In Schweden zeigt die Diskussion nach Inger Lison ein typisches Problem der Kinder- und Jugendliteraturrezeption auf:

"Denn in Schweden hatte sich während der Auseinandersetzung um diesen Roman gezeigt, daß eine Diskrepanz entstanden war zwischen den Konsumenten der Kinderliteratur, den Kindern, und denen, die auf Grund sozialpädagogischen und politischen Ansichten genau zu wissen meinten, welche Bücher den Kindern welcher Schichten gemäß sind, welche sie gern lesen oder nicht verstehen sollten." (Lison 2010, S.119)

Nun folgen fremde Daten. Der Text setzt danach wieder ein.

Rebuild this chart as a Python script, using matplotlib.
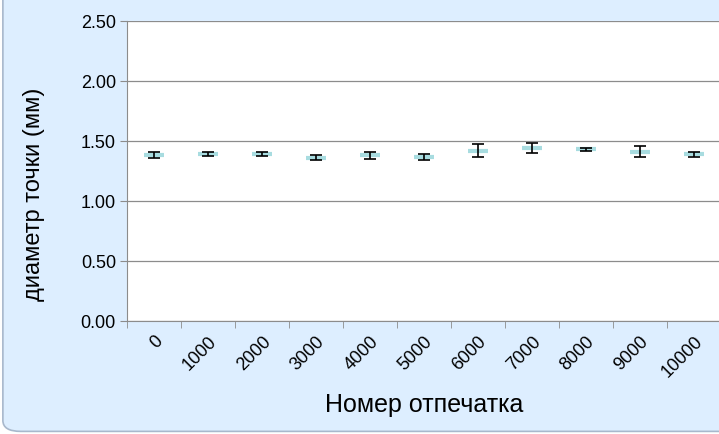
import numpy as np
import matplotlib.pyplot as plt
from matplotlib.patches import FancyBboxPatch

plt.rcParams['font.family'] = ['Liberation Sans', 'DejaVu Sans']

prints = ['0', '1000', '2000', '3000', '4000', '5000', '6000', '7000', '8000', '9000', '10000']
diameter = [1.38, 1.39, 1.39, 1.36, 1.38, 1.37, 1.42, 1.44, 1.43, 1.41, 1.39]
err = [0.025, 0.015, 0.015, 0.02, 0.03, 0.025, 0.055, 0.04, 0.015, 0.045, 0.02]
y_ticks = [0.0, 0.5, 1.0, 1.5, 2.0, 2.5]

fig = plt.figure(figsize=(7.19, 4.35), dpi=100)
fig.patch.set_facecolor('white')
bg = FancyBboxPatch((0.004, 0.006), 1.05, 1.05, boxstyle='round,pad=0,rounding_size=0.025',
                    transform=fig.transFigure, facecolor='#DDEEFF', edgecolor='#A8B8CC',
                    linewidth=1.2, zorder=-10)
fig.patches.append(bg)

ax = fig.add_axes([127 / 719, 1 - 322 / 435, 594 / 719, 300 / 435])
ax.set_facecolor('white')
x = np.arange(len(prints))
ax.errorbar(x, diameter, yerr=err, fmt='none', ecolor='black', elinewidth=1.2,
            capsize=4, capthick=1.2, zorder=3)
ax.plot(x, diameter, linestyle='none', marker='_', markersize=14, markeredgewidth=3,
        color='#A8DCE0', zorder=2)

ax.set_xlim(-0.5, len(prints) - 0.5)
ax.set_ylim(0, 2.5)
ax.set_yticks(y_ticks)
ax.set_yticklabels(['%.2f' % v for v in y_ticks], fontsize=13)
ax.yaxis.grid(True, color='#8C8C8C', linewidth=0.9)
ax.set_axisbelow(True)

ax.set_xticks(x)
ax.set_xticklabels(prints, rotation=45, ha='right', rotation_mode='anchor', fontsize=13)
ax.set_xticks(np.arange(len(prints) + 1) - 0.5, minor=True)
ax.tick_params(axis='x', which='major', length=0, pad=8)
ax.tick_params(axis='x', which='minor', length=5, color='#8C8C8C')
ax.tick_params(axis='y', length=5, color='#8C8C8C', pad=3)

for side in ['top', 'right']:
    ax.spines[side].set_visible(False)
for side in ['left', 'bottom']:
    ax.spines[side].set_color('#8C8C8C')

ax.set_ylabel('диаметр точки (мм)', fontsize=17)
ax.yaxis.set_label_coords(-0.138, 0.425)
ax.set_xlabel('Номер отпечатка', fontsize=18, labelpad=9)

fig.savefig('out.png', dpi=100)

Zu damaligen Zeit fanden sich in Schweden viele Freiheitskämpfer zusammen, um sich an dem Befreiungskampf in der dritten Welt zu beteiligen. Die Tatsache, dass Astrid Lindgren diese Thematik in ihrem Märchen aufnahm, wurde als Verletzung der Befreiungsbewegung betitelt. Daneben stand die schwarz-weiß und gut-böse Zeichnung in Kritik, da sie die Kinder dazu verleiten könne, die Welt in zwei gegensätzliche Kategorien einzuteilen (Lison 2010, S. 154).

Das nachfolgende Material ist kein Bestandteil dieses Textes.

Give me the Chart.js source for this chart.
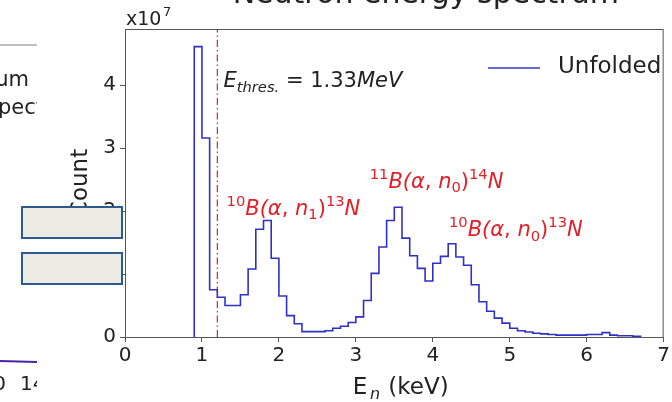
<!DOCTYPE html>
<html>
<head>
<meta charset="utf-8">
<script src="https://cdn.jsdelivr.net/npm/chart.js@4.4.1/dist/chart.umd.min.js"></script>
<style>
  html, body { margin: 0; padding: 0; background: #fff; }
  #wrap { width: 672px; height: 402px; position: relative; }
</style>
</head>
<body>
<div id="wrap"><canvas id="myChart" width="672" height="402"></canvas></div>
<script>
// histogram bins (keV), 0.1 keV wide, first bin starts at 0.9
const binStart = 0.9;
const binWidth = 0.1;
// counts per bin, in units of 1e7
const counts = [
  4.61, 3.16, 0.75, 0.63, 0.50, 0.50, 0.67, 1.08, 1.71, 1.85,
  1.25, 0.65, 0.34, 0.21, 0.085, 0.085, 0.085, 0.10, 0.14, 0.17,
  0.23, 0.32, 0.58, 1.01, 1.43, 1.85, 2.06, 1.57, 1.29, 1.09,
  0.89, 1.17, 1.28, 1.48, 1.27, 1.14, 0.83, 0.56, 0.41, 0.30,
  0.22, 0.14, 0.10, 0.08, 0.06, 0.05, 0.04, 0.03, 0.03, 0.03,
  0.03, 0.04, 0.04, 0.07, 0.03, 0.02, 0.02, 0.01
];
const threshold = 1.2;   // dash-dot line position (keV)
const xTicks = [0, 1, 2, 3, 4, 5, 6, 7];
const yMax = 4.89;

// reaction labels: [x keV, baseline y (1e7), parts]
const reactionLabels = [
  [1.32, 1.94, [["10", "sup"], ["B(", "i"], ["α", "i"], [", ", "r"], ["n", "i"], ["1", "sub"], [")", "r"], ["13", "sup"], ["N", "i"]]],
  [3.18, 2.37, [["11", "sup"], ["B(", "i"], ["α", "i"], [", ", "r"], ["n", "i"], ["0", "sub"], [")", "r"], ["14", "sup"], ["N", "i"]]],
  [4.21, 1.60, [["10", "sup"], ["B(", "i"], ["α", "i"], [", ", "r"], ["n", "i"], ["0", "sub"], [")", "r"], ["13", "sup"], ["N", "i"]]]
];
const thresLabel = [1.28, 3.97, [["E", "i"], ["thres.", "isub"], [" = 1.33", "r"], ["MeV", "i"]]];

// build step outline points (left edge of each bin carries its count)
const histPoints = [{ x: binStart, y: 0 }];
counts.forEach((c, i) => histPoints.push({ x: +(binStart + i * binWidth).toFixed(2), y: c }));
histPoints.push({ x: +(binStart + counts.length * binWidth).toFixed(2), y: 0 });

const FONT = "'DejaVu Sans'";

function drawRich(ctx, x, y, parts, size, color) {
  ctx.save();
  ctx.fillStyle = color;
  ctx.textAlign = "left";
  ctx.textBaseline = "alphabetic";
  let cx = x;
  parts.forEach(([t, st]) => {
    let fs = size, dy = 0, style = "";
    if (st === "i") style = "italic ";
    if (st === "sup") { fs = size * 0.7; dy = -size * 0.42; }
    if (st === "sub") { fs = size * 0.7; dy = size * 0.22; }
    if (st === "isub") { fs = size * 0.7; dy = size * 0.22; style = "italic "; }
    ctx.font = style + fs + "px " + FONT;
    ctx.fillText(t, cx, y + dy);
    cx += ctx.measureText(t).width;
  });
  ctx.restore();
}

const extras = {
  id: "extras",
  afterDraw(chart) {
    const { ctx, chartArea: a, scales: { x, y } } = chart;
    ctx.save();
    // frame
    ctx.strokeStyle = "#555";
    ctx.lineWidth = 1;
    ctx.strokeRect(a.left + 0.5, a.top + 0.5, a.right - a.left - 1, a.bottom - a.top);

    // top title (cut off by the crop)
    ctx.fillStyle = "#222";
    ctx.font = "30px " + FONT;
    ctx.textAlign = "left";
    ctx.textBaseline = "alphabetic";
    const pre = "Neutron energy ";
    ctx.fillText(pre + "spectrum", 477 - ctx.measureText(pre).width, 3);

    // x10^7
    ctx.font = "19px " + FONT;
    ctx.fillText("x10", 126, 25);
    ctx.font = "13px " + FONT;
    ctx.fillText("7", 163, 16);

    // axis titles
    ctx.font = "23px " + FONT;
    ctx.textAlign = "center";
    ctx.fillText("E", 360, 394);
    ctx.font = "italic 16px " + FONT;
    ctx.fillText("n", 375, 399);
    ctx.font = "23px " + FONT;
    ctx.textAlign = "left";
    ctx.fillText(" (keV)", 381, 394);
    ctx.save();
    ctx.translate(87, 183);
    ctx.rotate(-Math.PI / 2);
    ctx.textAlign = "center";
    ctx.fillText("Count", 0, 0);
    ctx.restore();

    // annotations
    reactionLabels.forEach(([vx, vy, parts]) =>
      drawRich(ctx, x.getPixelForValue(vx), y.getPixelForValue(vy), parts, 21, "#e3202a"));
    drawRich(ctx, x.getPixelForValue(thresLabel[0]), y.getPixelForValue(thresLabel[1]), thresLabel[2], 21, "#222");

    // legend
    ctx.strokeStyle = "#3434c8";
    ctx.lineWidth = 1.6;
    ctx.beginPath();
    ctx.moveTo(488, 68);
    ctx.lineTo(540, 68);
    ctx.stroke();
    ctx.fillStyle = "#222";
    ctx.font = "23px " + FONT;
    ctx.textAlign = "left";
    ctx.textBaseline = "middle";
    ctx.fillText("Unfolded", 558, 67);

    // fragment of neighbouring panel
    ctx.save();
    ctx.beginPath();
    ctx.rect(0, 0, 37, 402);
    ctx.clip();
    ctx.strokeStyle = "#aaa";
    ctx.lineWidth = 1.5;
    ctx.beginPath();
    ctx.moveTo(0, 45); ctx.lineTo(37, 45);
    ctx.stroke();
    ctx.fillStyle = "#222";
    ctx.font = "21px " + FONT;
    ctx.textBaseline = "alphabetic";
    ctx.textAlign = "right";
    ctx.fillText("spectrum", 29, 86);
    ctx.textAlign = "left";
    ctx.fillText("spectrum", -13, 114);
    ctx.strokeStyle = "#4a22a8";
    ctx.lineWidth = 2.2;
    ctx.beginPath();
    ctx.moveTo(0, 361); ctx.lineTo(37, 362);
    ctx.stroke();
    ctx.font = "20px " + FONT;
    ctx.textAlign = "right";
    ctx.fillText("120", 6, 390);
    ctx.textAlign = "left";
    ctx.fillText("140", 20, 390);
    ctx.restore();

    // overlay boxes
    ctx.fillStyle = "#ecebe4";
    ctx.strokeStyle = "#2e5a8e";
    ctx.lineWidth = 2;
    [[22, 207], [22, 253]].forEach(([bx, by]) => {
      ctx.fillRect(bx, by, 100, 31);
      ctx.strokeRect(bx, by, 100, 31);
    });
    ctx.restore();
  }
};

const data = {
  datasets: [
    {
      label: "Unfolded",
      data: histPoints,
      stepped: "before",
      borderColor: "#3030c8",
      borderWidth: 1.6,
      pointRadius: 0,
      fill: false
    },
    {
      label: "threshold",
      data: [{ x: threshold, y: 0 }, { x: threshold, y: yMax }],
      borderColor: "#e0202a",
      borderWidth: 1.2,
      borderDash: [7, 3, 1.5, 3],
      pointRadius: 0,
      fill: false
    }
  ]
};

const config = {
  type: "line",
  data: data,
  options: {
    responsive: false,
    animation: false,
    layout: { padding: { left: 0, right: 1, top: 29, bottom: 0 } },
    plugins: { legend: { display: false }, tooltip: { enabled: false } },
    scales: {
      x: {
        type: "linear",
        min: 0,
        max: 7,
        afterFit: (s) => { s.height = 65; },
        afterBuildTicks: (s) => { s.ticks = xTicks.map((v) => ({ value: v })); },
        ticks: { font: { family: "DejaVu Sans", size: 20 }, color: "#222", padding: 2, maxRotation: 0 },
        grid: { drawOnChartArea: false, color: "#555", tickLength: 5 },
        border: { color: "#555" }
      },
      y: {
        min: 0,
        max: yMax,
        afterFit: (s) => { s.width = 125; },
        ticks: { stepSize: 1, includeBounds: false, font: { family: "DejaVu Sans", size: 20 }, color: "#222", padding: 4 },
        grid: { drawOnChartArea: false, color: "#555", tickLength: 5 },
        border: { color: "#555" }
      }
    }
  },
  plugins: [extras]
};

const myChart = new Chart(document.getElementById("myChart"), config);
</script>
</body>
</html>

Oft stellte man sich die Fragen, ob es sich um ein „lebensverneinendes Buch“ handle, und ob es einen Selbstmord befürworte, wenn man in einer aussichtslosen Situation stecke. Der deutsche Schriftsteller Klaus Seehafer beantwortet die Fragen in dem Artikel Das Land jenseits der Idylle aus dem Jahre 1974 folgendermaßen:

"Eine Antwort der Frage liegt vielleicht in der Frage, warum wohl jemand Selbstmord begeht. Wenn er so unglücklich ist, daß er es tut, dann doch wohl nicht, um woanders hinzugelangen, sondern damit alles aus ist. Zu keinem Zeitpunkt der Menschheitsgeschichte hat es an tröstlichen Jenseitswelten gefehlt. Unsere ganze abendländische Kultur entwickelte sich aus einer Lehre, die auf solchen Vorstellungen fußt, ohne damit Selbstmordwellen ausgelöst zu haben […]." (Lison 2010, S.155)

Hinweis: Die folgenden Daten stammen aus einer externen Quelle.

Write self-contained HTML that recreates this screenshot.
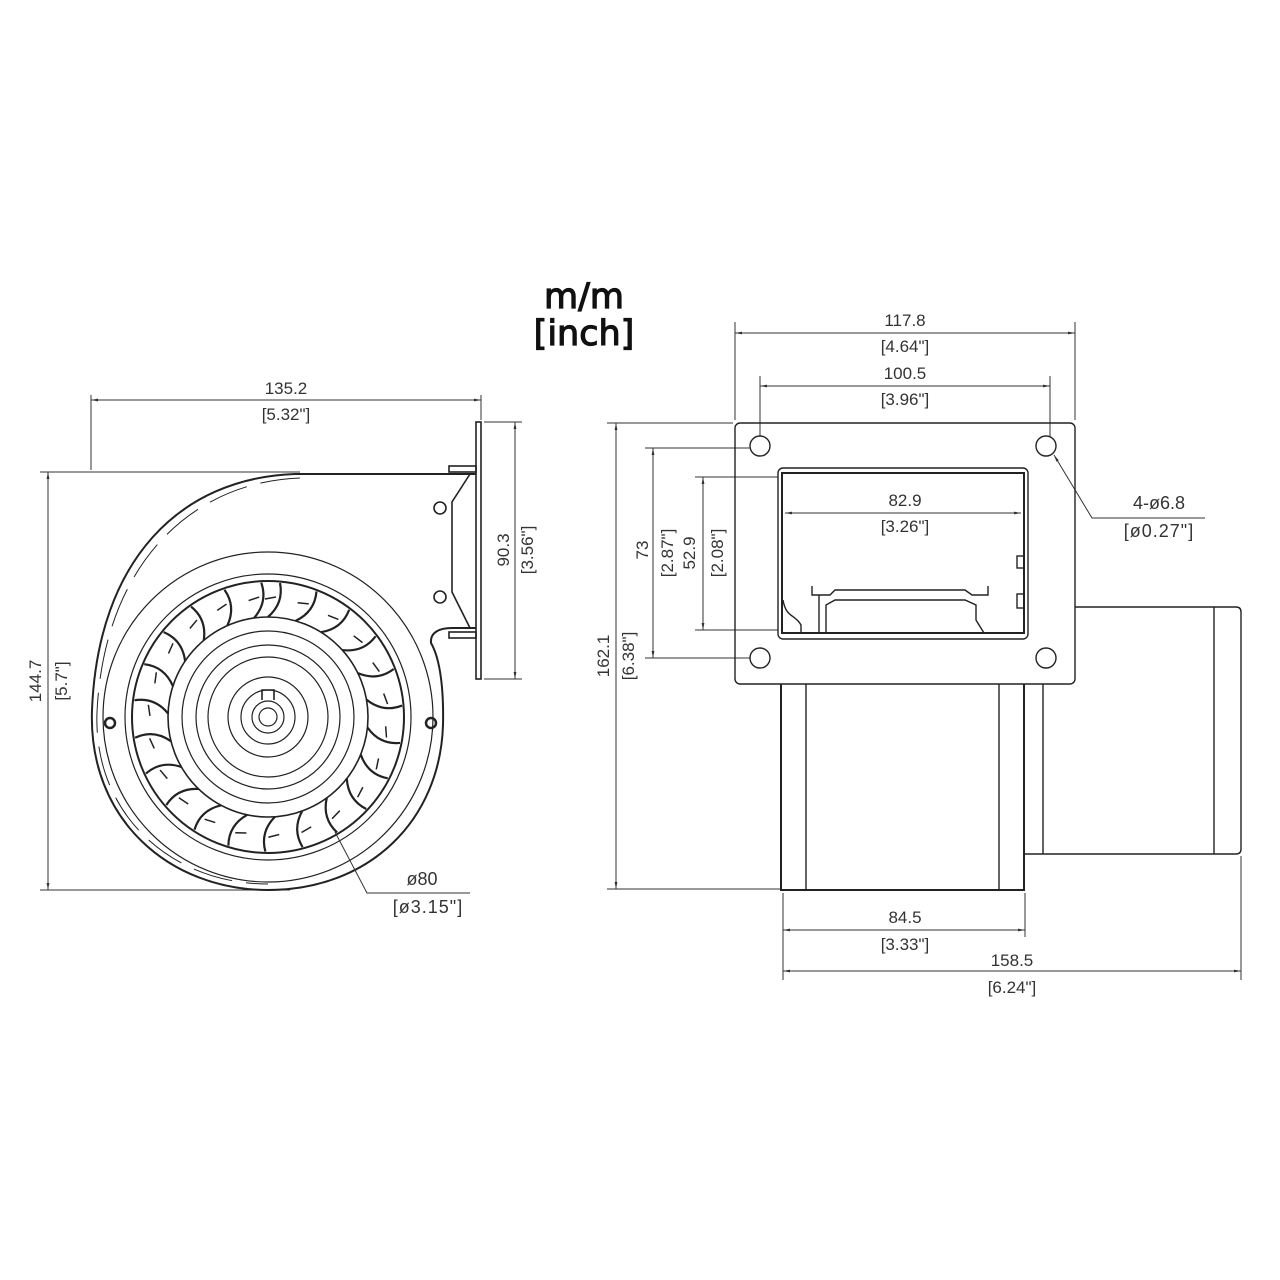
<!DOCTYPE html>
<html><head><meta charset="utf-8"><style>
html,body{margin:0;padding:0;background:#fff;}
svg{display:block;}
text{font-family:"Liberation Sans",Arial,sans-serif;fill:#333;font-size:17px;}
.t{font-family:"DejaVu Sans",sans-serif;fill:#111;font-size:35px;font-weight:normal;stroke:#111;stroke-width:1.2;}
</style></head><body>
<svg width="1280" height="1280" viewBox="0 0 1280 1280" xmlns="http://www.w3.org/2000/svg">
<defs>
<marker id="a" viewBox="0 0 10 10" refX="10" refY="5" markerWidth="7" markerHeight="7" orient="auto-start-reverse"><path d="M0,3 L10,5 L0,7 z" fill="#333"/></marker>
<g id="bl"><path d="M0,-100 Q16,-114 12,-134" fill="none" stroke="#222" stroke-width="2.2"/><path d="M-3,-118 L8,-120" stroke="#222" stroke-width="1.5"/></g>
</defs>
<text class="t" x="584" y="308" text-anchor="middle">m/m</text>
<text class="t" x="584" y="345" text-anchor="middle">[inch]</text>

<!-- LEFT VIEW -->
<g fill="none" stroke="#333" stroke-width="1">
<line x1="91" y1="395" x2="91" y2="470"/>
<line x1="481" y1="395" x2="481" y2="420"/>
<line x1="91" y1="400" x2="481" y2="400" marker-start="url(#a)" marker-end="url(#a)"/>
<line x1="40" y1="472" x2="300" y2="472"/>
<line x1="40" y1="890" x2="290" y2="890"/>
<line x1="48" y1="472" x2="48" y2="890" marker-start="url(#a)" marker-end="url(#a)"/>
<line x1="484" y1="422" x2="522" y2="422"/>
<line x1="484" y1="679" x2="522" y2="679"/>
<line x1="515" y1="422" x2="515" y2="679" marker-start="url(#a)" marker-end="url(#a)"/>
</g>
<text x="286" y="394" text-anchor="middle">135.2</text>
<text x="286" y="420" text-anchor="middle">[5.32"]</text>
<text transform="translate(41,681) rotate(-90)" text-anchor="middle">144.7</text>
<text transform="translate(67,681) rotate(-90)" text-anchor="middle">[5.7"]</text>
<text transform="translate(509,550) rotate(-90)" text-anchor="middle">90.3</text>
<text transform="translate(533,550) rotate(-90)" text-anchor="middle">[3.56"]</text>

<g fill="none" stroke="#222" stroke-width="1.6">
<rect x="476" y="422" width="5" height="257" fill="#fff"/>
<rect x="449" y="466" width="27" height="6"/>
<rect x="449" y="632" width="27" height="6"/>
<path d="M470,474 L452,502 L452,592 L470,628"/>
<circle cx="440" cy="508" r="6"/>
<circle cx="440" cy="597" r="6"/>
<path d="M476,474 L295,474 C180,478 98,560 92,710 C88,820 170,890 268,890 C370,890 440,820 443,725 C444,680 438,655 431,643 C430,632 440,628 452,628 L476,628" stroke-width="2"/>
<path d="M300,478 C190,482 104,566 97,712 C93,815 172,884 268,884" stroke-width="1" stroke-dasharray="40 14"/>
<circle cx="268" cy="717" r="165" stroke-width="1.2"/>
<circle cx="268" cy="717" r="143" stroke-width="1.2"/>
<circle cx="268" cy="717" r="136" stroke-width="2"/>
<circle cx="268" cy="717" r="100" stroke-width="1.6"/>
<circle cx="268" cy="717" r="86" stroke-width="1.2"/>
<circle cx="268" cy="717" r="72" stroke-width="1.2"/>
<circle cx="268" cy="717" r="60" stroke-width="1.2"/>
<circle cx="268" cy="717" r="40" stroke-width="1.2"/>
<circle cx="268" cy="717" r="27" stroke-width="1.2"/>
<circle cx="268" cy="717" r="16" stroke-width="1.2"/>
<circle cx="268" cy="717" r="9" stroke-width="1.2"/>
<path d="M262,700 L262,690 L274,690 L274,700"/>
<circle cx="110" cy="723" r="5" stroke-width="2.5"/>
<circle cx="431" cy="723" r="5" stroke-width="2.5"/>
</g>
<g transform="translate(268,717)">
<use href="#bl" transform="rotate(0)"/><use href="#bl" transform="rotate(16)"/><use href="#bl" transform="rotate(32)"/><use href="#bl" transform="rotate(48)"/><use href="#bl" transform="rotate(64)"/><use href="#bl" transform="rotate(80)"/><use href="#bl" transform="rotate(96)"/><use href="#bl" transform="rotate(112)"/><use href="#bl" transform="rotate(128)"/><use href="#bl" transform="rotate(144)"/><use href="#bl" transform="rotate(160)"/><use href="#bl" transform="rotate(176)"/><use href="#bl" transform="rotate(192)"/><use href="#bl" transform="rotate(208)"/><use href="#bl" transform="rotate(224)"/><use href="#bl" transform="rotate(240)"/><use href="#bl" transform="rotate(256)"/><use href="#bl" transform="rotate(272)"/><use href="#bl" transform="rotate(288)"/><use href="#bl" transform="rotate(304)"/><use href="#bl" transform="rotate(320)"/><use href="#bl" transform="rotate(336)"/><use href="#bl" transform="rotate(352)"/>
</g>
<path d="M335,832 L367,893 L470,893" fill="none" stroke="#333" stroke-width="1"/>
<text x="422" y="885" text-anchor="middle" style="font-size:18px">ø80</text>
<text x="428" y="913" text-anchor="middle" style="font-size:18px;letter-spacing:1px">[ø3.15"]</text>

<!-- RIGHT VIEW -->
<g fill="none" stroke="#333" stroke-width="1">
<line x1="735" y1="322" x2="735" y2="420"/>
<line x1="1075" y1="322" x2="1075" y2="420"/>
<line x1="735" y1="333" x2="1075" y2="333" marker-start="url(#a)" marker-end="url(#a)"/>
<line x1="760" y1="376" x2="760" y2="436"/>
<line x1="1050" y1="376" x2="1050" y2="436"/>
<line x1="760" y1="386" x2="1050" y2="386" marker-start="url(#a)" marker-end="url(#a)"/>
<line x1="785" y1="513" x2="1021" y2="513" marker-start="url(#a)" marker-end="url(#a)"/>
<line x1="783" y1="893" x2="783" y2="980"/>
<line x1="1025" y1="893" x2="1025" y2="937"/>
<line x1="1241" y1="856" x2="1241" y2="980"/>
<line x1="783" y1="930" x2="1025" y2="930" marker-start="url(#a)" marker-end="url(#a)"/>
<line x1="783" y1="971" x2="1241" y2="971" marker-start="url(#a)" marker-end="url(#a)"/>
<line x1="607" y1="423" x2="733" y2="423"/>
<line x1="607" y1="889" x2="780" y2="889"/>
<line x1="616" y1="423" x2="616" y2="889" marker-start="url(#a)" marker-end="url(#a)"/>
<line x1="645" y1="448" x2="750" y2="448"/>
<line x1="645" y1="658" x2="750" y2="658"/>
<line x1="653" y1="448" x2="653" y2="658" marker-start="url(#a)" marker-end="url(#a)"/>
<line x1="695" y1="477" x2="778" y2="477"/>
<line x1="695" y1="630" x2="778" y2="630"/>
<line x1="703" y1="477" x2="703" y2="630" marker-start="url(#a)" marker-end="url(#a)"/>
<path d="M1054,455 L1092,518 L1205,518" marker-start="url(#a)"/>
</g>
<text x="905" y="326" text-anchor="middle">117.8</text>
<text x="905" y="352" text-anchor="middle">[4.64"]</text>
<text x="905" y="379" text-anchor="middle">100.5</text>
<text x="905" y="405" text-anchor="middle">[3.96"]</text>
<text x="905" y="506" text-anchor="middle">82.9</text>
<text x="905" y="532" text-anchor="middle">[3.26"]</text>
<text x="905" y="923" text-anchor="middle">84.5</text>
<text x="905" y="950" text-anchor="middle">[3.33"]</text>
<text x="1012" y="966" text-anchor="middle">158.5</text>
<text x="1012" y="993" text-anchor="middle">[6.24"]</text>
<text x="1159" y="509" text-anchor="middle" style="font-size:18px">4-ø6.8</text>
<text x="1159" y="537" text-anchor="middle" style="font-size:18px;letter-spacing:1px">[ø0.27"]</text>
<text transform="translate(609,656) rotate(-90)" text-anchor="middle">162.1</text>
<text transform="translate(634,656) rotate(-90)" text-anchor="middle">[6.38"]</text>
<text transform="translate(648,550) rotate(-90)" text-anchor="middle">73</text>
<text transform="translate(673,553) rotate(-90)" text-anchor="middle">[2.87"]</text>
<text transform="translate(695,553) rotate(-90)" text-anchor="middle">52.9</text>
<text transform="translate(723,553) rotate(-90)" text-anchor="middle">[2.08"]</text>

<g fill="none" stroke="#222" stroke-width="1.4">
<rect x="735" y="423" width="340" height="261" rx="5"/>
<circle cx="760" cy="446" r="10"/>
<circle cx="1046" cy="446" r="10"/>
<circle cx="760" cy="658" r="10"/>
<circle cx="1046" cy="658" r="10"/>
<rect x="778" y="468" width="250" height="171" rx="5"/>
<rect x="782" y="473" width="242" height="160" stroke-width="2"/>
<path d="M783,600 C786,618 795,614 801,625 L801,633"/>
<path d="M812,586 L812,595 L819,595 L819,633 M819,595 L830,595 L835,590 L965,590 L972,595 L988,595 L988,586"/>
<path d="M826,633 L826,605 L835,600 L965,600 L976,605 L976,620 L984,633"/>
<rect x="1017" y="556" width="7" height="12"/>
<rect x="1017" y="594" width="7" height="14"/>
<path d="M781,684 L781,890 L1024,890 L1024,684" stroke-width="2"/>
<line x1="806" y1="684" x2="806" y2="890"/>
<line x1="999" y1="684" x2="999" y2="890"/>
<path d="M1075,607 L1236,607 Q1241,607 1241,612 L1241,849 Q1241,854 1236,854 L1024,854"/>
<line x1="1043" y1="684" x2="1043" y2="854"/>
<line x1="1214" y1="607" x2="1214" y2="854"/>
</g>
</svg>
</body></html>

Diese Annahme bestätigt die gewünschte Wirkung, die Astrid sich für ihr Buch gedacht hatte: ein Trostbuch.

Literatur

  • Fischer, Helmut: Astrid Lindgren: Brüder Löwenherz. Märchen und Wirklichkeit für jugendliche Lese. In: Astrid Lindgren. Rezeption in der Bundesrepublik. Hrsg. von Rudolf Wollf. Bonn: Bouvier, 1986.
  • Lison, Inger: Du kennst mich nicht und schreibst trotzdem genau, wie es mir geht. Erfolgreiche Rezeption in ausgewählten Werken Astrid Lindgrens. Frankfurt am Main: Lang, 2010 (= Germanistik - Didaktik - Unterricht, Band 4).
  • Strömstedt, Margareta: Astrid Lindgren. Ein Lebensbild. Hamburg: Oetinger, 2001.